# [WHAT THIS TASK INVOLVES]
Pull out all lines from the listing below in which the word "chart" appears.

# [DATA PROVIDED]
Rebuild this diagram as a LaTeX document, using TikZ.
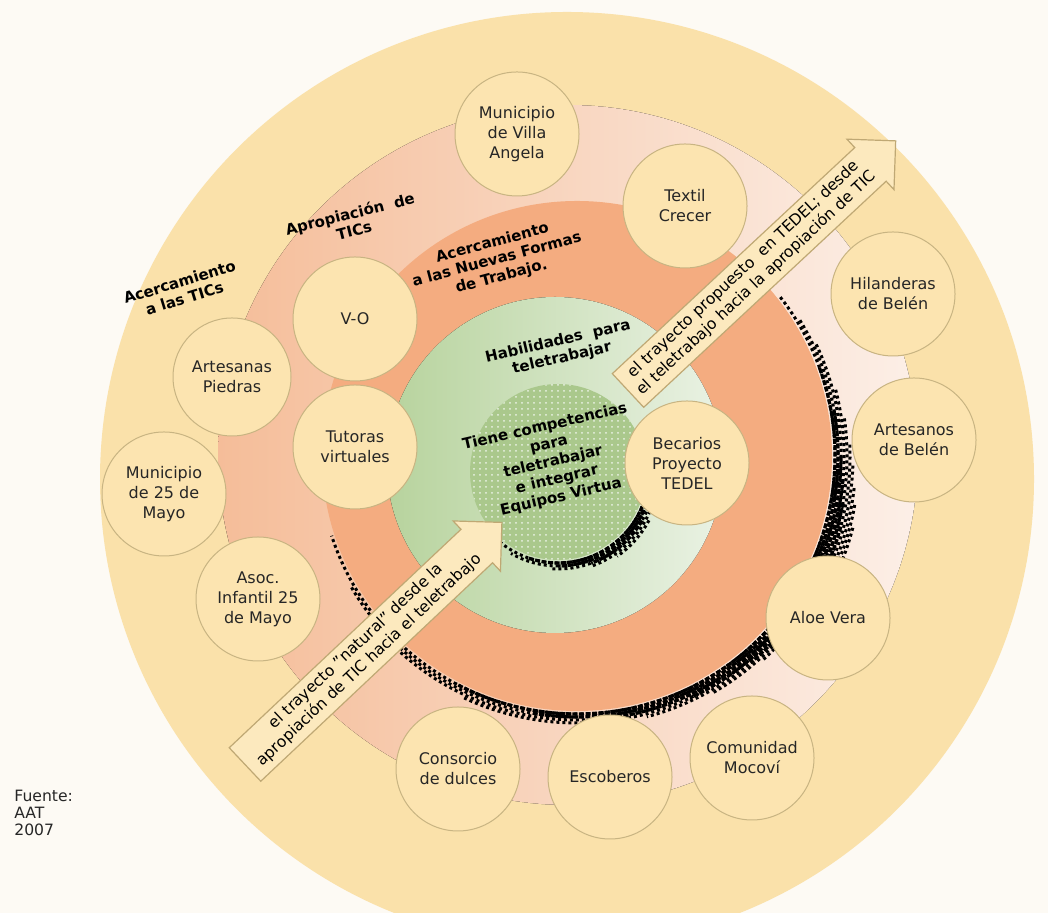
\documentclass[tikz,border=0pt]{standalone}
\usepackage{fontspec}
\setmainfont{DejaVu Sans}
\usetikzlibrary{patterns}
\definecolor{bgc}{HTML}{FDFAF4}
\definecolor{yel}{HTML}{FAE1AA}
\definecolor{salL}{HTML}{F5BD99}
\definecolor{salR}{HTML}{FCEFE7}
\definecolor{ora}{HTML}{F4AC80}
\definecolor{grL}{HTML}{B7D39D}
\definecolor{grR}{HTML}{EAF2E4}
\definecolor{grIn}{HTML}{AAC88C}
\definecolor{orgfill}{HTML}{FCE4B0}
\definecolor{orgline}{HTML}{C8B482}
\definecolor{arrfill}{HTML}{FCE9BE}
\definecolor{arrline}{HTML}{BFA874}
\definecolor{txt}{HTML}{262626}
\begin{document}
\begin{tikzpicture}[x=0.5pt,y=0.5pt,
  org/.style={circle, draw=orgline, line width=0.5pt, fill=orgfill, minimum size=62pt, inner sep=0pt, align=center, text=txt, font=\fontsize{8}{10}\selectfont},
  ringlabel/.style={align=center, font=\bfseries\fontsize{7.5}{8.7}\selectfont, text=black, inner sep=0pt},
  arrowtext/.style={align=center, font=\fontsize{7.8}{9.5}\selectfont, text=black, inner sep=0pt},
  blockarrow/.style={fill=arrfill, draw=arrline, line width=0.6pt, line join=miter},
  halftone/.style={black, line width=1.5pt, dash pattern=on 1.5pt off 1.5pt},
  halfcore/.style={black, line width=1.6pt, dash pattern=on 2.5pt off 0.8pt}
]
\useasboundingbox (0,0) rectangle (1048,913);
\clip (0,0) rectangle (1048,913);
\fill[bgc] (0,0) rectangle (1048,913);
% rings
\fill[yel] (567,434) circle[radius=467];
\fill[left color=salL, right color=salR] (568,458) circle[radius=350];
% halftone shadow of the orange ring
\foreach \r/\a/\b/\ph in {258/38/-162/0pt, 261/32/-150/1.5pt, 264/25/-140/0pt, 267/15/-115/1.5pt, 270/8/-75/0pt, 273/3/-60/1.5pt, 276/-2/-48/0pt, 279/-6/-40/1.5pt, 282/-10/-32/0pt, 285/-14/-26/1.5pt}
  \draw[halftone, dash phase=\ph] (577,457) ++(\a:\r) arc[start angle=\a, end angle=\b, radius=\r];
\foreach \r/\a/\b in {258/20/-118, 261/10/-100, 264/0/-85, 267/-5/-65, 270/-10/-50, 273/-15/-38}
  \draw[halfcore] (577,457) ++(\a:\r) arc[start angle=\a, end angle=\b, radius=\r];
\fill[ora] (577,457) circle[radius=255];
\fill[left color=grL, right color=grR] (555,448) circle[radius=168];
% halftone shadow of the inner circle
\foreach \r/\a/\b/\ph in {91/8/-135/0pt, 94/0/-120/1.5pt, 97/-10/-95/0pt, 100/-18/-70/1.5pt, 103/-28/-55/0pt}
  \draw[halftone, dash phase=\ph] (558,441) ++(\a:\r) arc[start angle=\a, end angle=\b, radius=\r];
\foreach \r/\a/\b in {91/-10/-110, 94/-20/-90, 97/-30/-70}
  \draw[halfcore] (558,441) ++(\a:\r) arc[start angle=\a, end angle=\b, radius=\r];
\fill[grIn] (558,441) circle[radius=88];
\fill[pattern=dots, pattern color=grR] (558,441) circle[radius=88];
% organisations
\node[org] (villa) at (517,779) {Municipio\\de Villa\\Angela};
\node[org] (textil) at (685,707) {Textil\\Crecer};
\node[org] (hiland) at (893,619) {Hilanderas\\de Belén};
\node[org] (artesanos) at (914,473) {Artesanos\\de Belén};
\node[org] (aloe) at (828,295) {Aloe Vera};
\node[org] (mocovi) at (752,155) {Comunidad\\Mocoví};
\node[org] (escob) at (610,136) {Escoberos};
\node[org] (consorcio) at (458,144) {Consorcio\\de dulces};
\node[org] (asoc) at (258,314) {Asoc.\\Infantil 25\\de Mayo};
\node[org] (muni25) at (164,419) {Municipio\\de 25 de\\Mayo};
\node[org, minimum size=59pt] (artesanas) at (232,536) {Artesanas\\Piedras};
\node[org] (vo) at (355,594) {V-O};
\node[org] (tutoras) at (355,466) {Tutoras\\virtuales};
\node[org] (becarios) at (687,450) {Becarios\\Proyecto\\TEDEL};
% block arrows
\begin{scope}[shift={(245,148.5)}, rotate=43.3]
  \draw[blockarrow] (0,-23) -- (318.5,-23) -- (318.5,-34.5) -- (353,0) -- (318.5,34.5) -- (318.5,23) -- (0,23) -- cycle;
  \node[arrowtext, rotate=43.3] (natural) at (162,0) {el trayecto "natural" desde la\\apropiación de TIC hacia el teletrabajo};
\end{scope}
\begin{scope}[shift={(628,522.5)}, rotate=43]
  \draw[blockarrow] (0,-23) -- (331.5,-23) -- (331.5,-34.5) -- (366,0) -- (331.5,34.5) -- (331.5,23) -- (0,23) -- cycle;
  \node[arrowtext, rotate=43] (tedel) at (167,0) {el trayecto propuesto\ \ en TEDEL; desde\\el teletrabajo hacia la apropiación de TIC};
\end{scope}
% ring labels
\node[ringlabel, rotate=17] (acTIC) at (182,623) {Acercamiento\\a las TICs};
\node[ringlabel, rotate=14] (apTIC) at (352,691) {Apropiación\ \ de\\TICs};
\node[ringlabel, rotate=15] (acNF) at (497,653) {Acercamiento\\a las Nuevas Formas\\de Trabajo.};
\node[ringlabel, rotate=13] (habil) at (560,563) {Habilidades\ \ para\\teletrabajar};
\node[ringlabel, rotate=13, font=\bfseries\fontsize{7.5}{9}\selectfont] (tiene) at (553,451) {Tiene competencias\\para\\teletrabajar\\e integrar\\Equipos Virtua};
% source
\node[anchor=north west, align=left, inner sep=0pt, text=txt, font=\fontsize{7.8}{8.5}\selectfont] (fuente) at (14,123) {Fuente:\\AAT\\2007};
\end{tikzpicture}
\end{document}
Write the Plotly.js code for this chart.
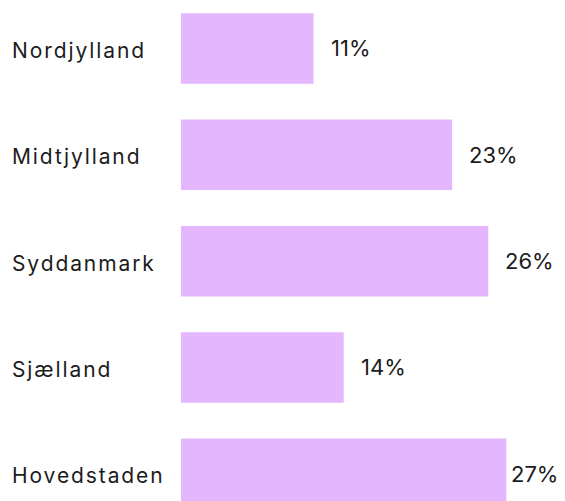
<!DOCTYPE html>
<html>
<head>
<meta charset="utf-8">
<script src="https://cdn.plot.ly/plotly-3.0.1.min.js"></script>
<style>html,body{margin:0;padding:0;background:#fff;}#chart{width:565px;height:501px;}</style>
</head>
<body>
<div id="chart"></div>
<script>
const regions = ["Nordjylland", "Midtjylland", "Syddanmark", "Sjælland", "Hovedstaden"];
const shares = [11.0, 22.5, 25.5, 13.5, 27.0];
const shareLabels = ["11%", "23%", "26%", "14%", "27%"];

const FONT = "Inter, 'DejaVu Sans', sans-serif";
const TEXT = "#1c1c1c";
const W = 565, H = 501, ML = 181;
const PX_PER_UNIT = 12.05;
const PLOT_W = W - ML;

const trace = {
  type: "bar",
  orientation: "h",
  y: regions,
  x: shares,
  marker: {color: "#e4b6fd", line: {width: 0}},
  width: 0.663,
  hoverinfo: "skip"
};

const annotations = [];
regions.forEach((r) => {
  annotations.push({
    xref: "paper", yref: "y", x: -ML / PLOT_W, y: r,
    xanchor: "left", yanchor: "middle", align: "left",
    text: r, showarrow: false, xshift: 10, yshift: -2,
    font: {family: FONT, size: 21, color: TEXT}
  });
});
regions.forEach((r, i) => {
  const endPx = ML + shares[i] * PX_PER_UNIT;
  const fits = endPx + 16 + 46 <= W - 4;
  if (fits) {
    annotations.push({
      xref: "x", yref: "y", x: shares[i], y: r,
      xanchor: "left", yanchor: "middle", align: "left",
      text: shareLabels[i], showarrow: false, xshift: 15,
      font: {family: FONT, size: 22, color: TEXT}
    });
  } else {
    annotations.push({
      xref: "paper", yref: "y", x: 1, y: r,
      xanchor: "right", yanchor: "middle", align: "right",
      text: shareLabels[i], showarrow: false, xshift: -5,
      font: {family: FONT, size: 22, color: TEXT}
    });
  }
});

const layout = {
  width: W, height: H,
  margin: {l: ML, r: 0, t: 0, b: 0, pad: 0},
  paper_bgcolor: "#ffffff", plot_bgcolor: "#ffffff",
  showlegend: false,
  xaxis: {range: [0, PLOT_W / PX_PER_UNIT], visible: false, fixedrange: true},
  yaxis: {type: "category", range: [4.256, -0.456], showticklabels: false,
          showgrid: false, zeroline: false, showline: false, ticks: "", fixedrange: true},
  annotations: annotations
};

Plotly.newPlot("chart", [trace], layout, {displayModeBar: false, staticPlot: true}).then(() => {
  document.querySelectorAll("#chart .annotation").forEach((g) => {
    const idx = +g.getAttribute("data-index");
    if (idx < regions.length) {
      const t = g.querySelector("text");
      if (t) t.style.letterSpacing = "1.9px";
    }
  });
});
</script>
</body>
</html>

---

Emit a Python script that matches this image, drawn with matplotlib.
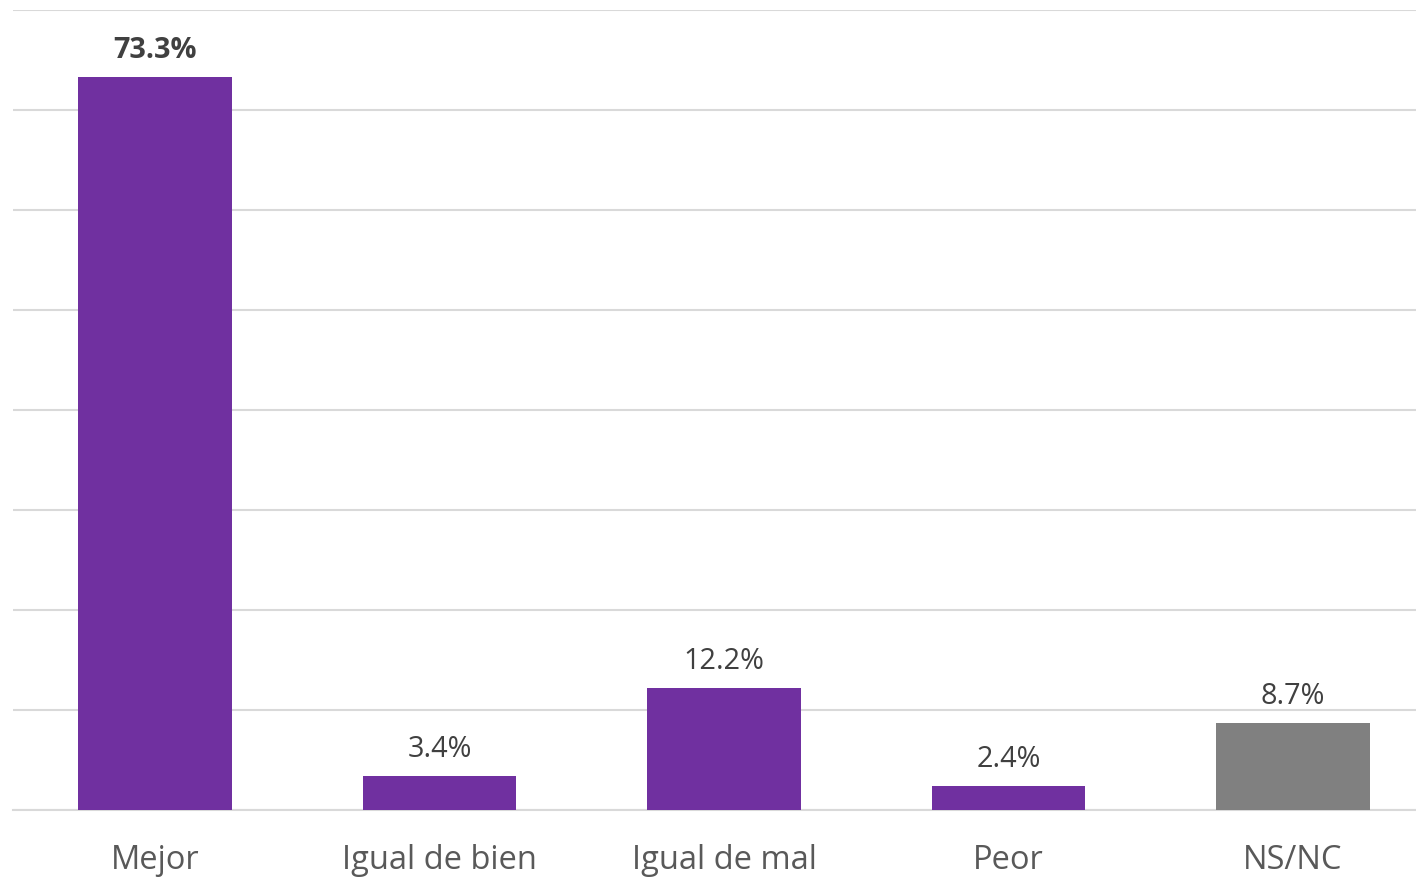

# [FULL OUTPUT]
Write the Plotly.js code for this chart.
<style>html,body{margin:0;padding:0;background:#fff;}#chart{width:565px;height:501px;}</style>
<div id="chart"></div>
Plotly.newPlot("chart", [trace], layout, {displayModeBar: false, staticPlot: true}).then(() => {
  document.querySelectorAll("#chart .annotation").forEach((g) => {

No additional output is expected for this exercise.